Uncorrelated sounds create an ambiguity in a machine’s attempt to associate sound with object. But Disney and ETH Zurich created a method for filtering out unrelated sounds. The team uses a core algorithm that analyzes audio-visual input then applies an iterated mutual kNN cluster that recognizes only the sounds that are recurring across several different inputs.
For example, when teaching a system to recognize the sound of a car’s engine and associate it with the image of a car, they might play several different videos of vehicles in motion. Using AI, the machine learns to recognize the recurring engine sound, and filter out irrelevant data: music, conversation, narration, and other background noise.

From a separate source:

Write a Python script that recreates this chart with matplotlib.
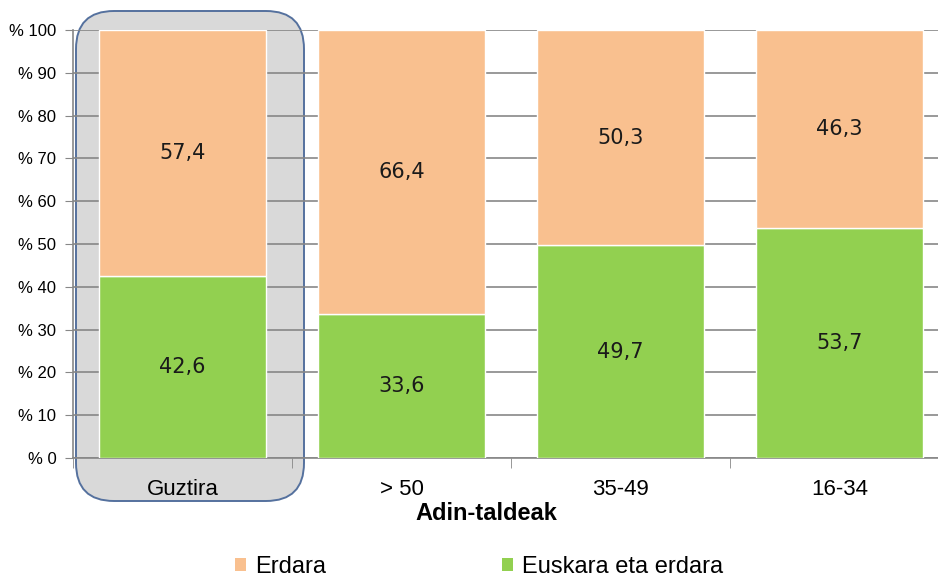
import matplotlib
matplotlib.use("Agg")
import matplotlib.pyplot as plt
from matplotlib.patches import FancyBboxPatch, Patch
from matplotlib.transforms import IdentityTransform
import numpy as np

categories = ["Guztira", "> 50", "35-49", "16-34"]
euskara_erdara = [42.6, 33.6, 49.7, 53.7]
erdara = [57.4, 66.4, 50.3, 46.3]
ytick_labels = ["% 0", "% 10", "% 20", "% 30", "% 40", "% 50", "% 60", "% 70", "% 80", "% 90", "% 100"]

ORANGE = "#F9C08F"
GREEN = "#92D050"

plt.rcParams['font.family'] = ['Liberation Sans', 'DejaVu Sans']

W, H = 938, 583
fig = plt.figure(figsize=(W / 100, H / 100), dpi=100)

# axes in pixel positions
x0, x1 = 73, 949
y0, y1 = 458, 30
ax = fig.add_axes([x0 / W, 1 - y0 / H, (x1 - x0) / W, (y0 - y1) / H])
ax.set_facecolor('none')

# grey highlight box behind first category
box = FancyBboxPatch((76, H - 501), 228, 490,
                     boxstyle="round,pad=0,rounding_size=38",
                     transform=IdentityTransform(), facecolor="#D9D9D9",
                     edgecolor="#55719E", linewidth=1.4, zorder=-5)
fig.patches.append(box)

x = np.arange(len(categories))
w = 0.76
ax.bar(x, euskara_erdara, width=w, color=GREEN, edgecolor="white", linewidth=1, zorder=3)
ax.bar(x, erdara, width=w, bottom=euskara_erdara, color=ORANGE, edgecolor="white", linewidth=1, zorder=3)

for i in range(len(categories)):
    ax.text(x[i], euskara_erdara[i] / 2, f"{euskara_erdara[i]:.1f}".replace(".", ","),
            ha="center", va="center", fontsize=15, color="#1a1a1a", zorder=4,
            family="DejaVu Sans")
    ax.text(x[i], euskara_erdara[i] + erdara[i] / 2, f"{erdara[i]:.1f}".replace(".", ","),
            ha="center", va="center", fontsize=15, color="#1a1a1a", zorder=4,
            family="DejaVu Sans")

ax.set_xlim(-0.5, len(categories) - 0.5)
ax.set_ylim(0, 100)
ax.set_yticks(np.arange(0, 101, 10))
ax.set_yticklabels(ytick_labels, fontsize=12)
ax.yaxis.grid(True, color="#878787", linewidth=1.2, zorder=0)
ax.set_axisbelow(True)

ax.set_xticks(x)
ax.set_xticklabels(categories, fontsize=16)
ax.tick_params(axis='x', length=0, pad=15)
ax.set_xticks(np.arange(-0.5, len(categories), 1), minor=True)
ax.tick_params(axis='x', which='minor', length=7, color="#878787", direction='out')
ax.tick_params(axis='y', length=6, color="#878787", pad=6)

for s in ["top", "right"]:
    ax.spines[s].set_visible(False)
ax.spines["left"].set_color("#878787")
ax.spines["bottom"].set_color("#878787")
ax.spines["left"].set_linewidth(1.2)
ax.spines["bottom"].set_linewidth(1.2)

ax.set_xlabel("Adin-taldeak", fontsize=17, fontweight="bold")
ax.xaxis.set_label_coords((486 - x0) / (x1 - x0), -(514 - y0) / (y0 - y1))
ax.xaxis.label.set_va("center")

handles = [Patch(facecolor=ORANGE, edgecolor="none"), Patch(facecolor=GREEN, edgecolor="none")]
fig.legend(handles, ["Erdara", "Euskara eta erdara"], loc="center", bbox_to_anchor=(0.511, 0.028),
           ncol=2, frameon=False, fontsize=17, handlelength=0.45, handleheight=0.45,
           handletextpad=0.4, columnspacing=7.45)

fig.savefig("out.png", dpi=100)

Jean-Charles Bazin, associate research scientist at Disney, said, “If we have a video collection of cars, the videos that contain actual car engine sounds will have audio features that recur across multiple videos. On the other hand, the uncorrelated sounds that some videos might contain generally won’t share any redundant features with other videos, and thus can be filtered out.”
Once irrelevant noise is filtered out, the algorithm can learn what sound is associated with that image, and when the image is presented independently, the system can pair it with the appropriate sound. A related study showed that using the filtered data consistently returned better results than using unfiltered inputs.
The system can currently recognize a range of object/sound pairs, including the slamming of a door, the clink of glasses in a toast, or a running vacuum, car, or tram.
This system could have a number of applications, whether in sound effects for film, or in assisting people with visual disabilities.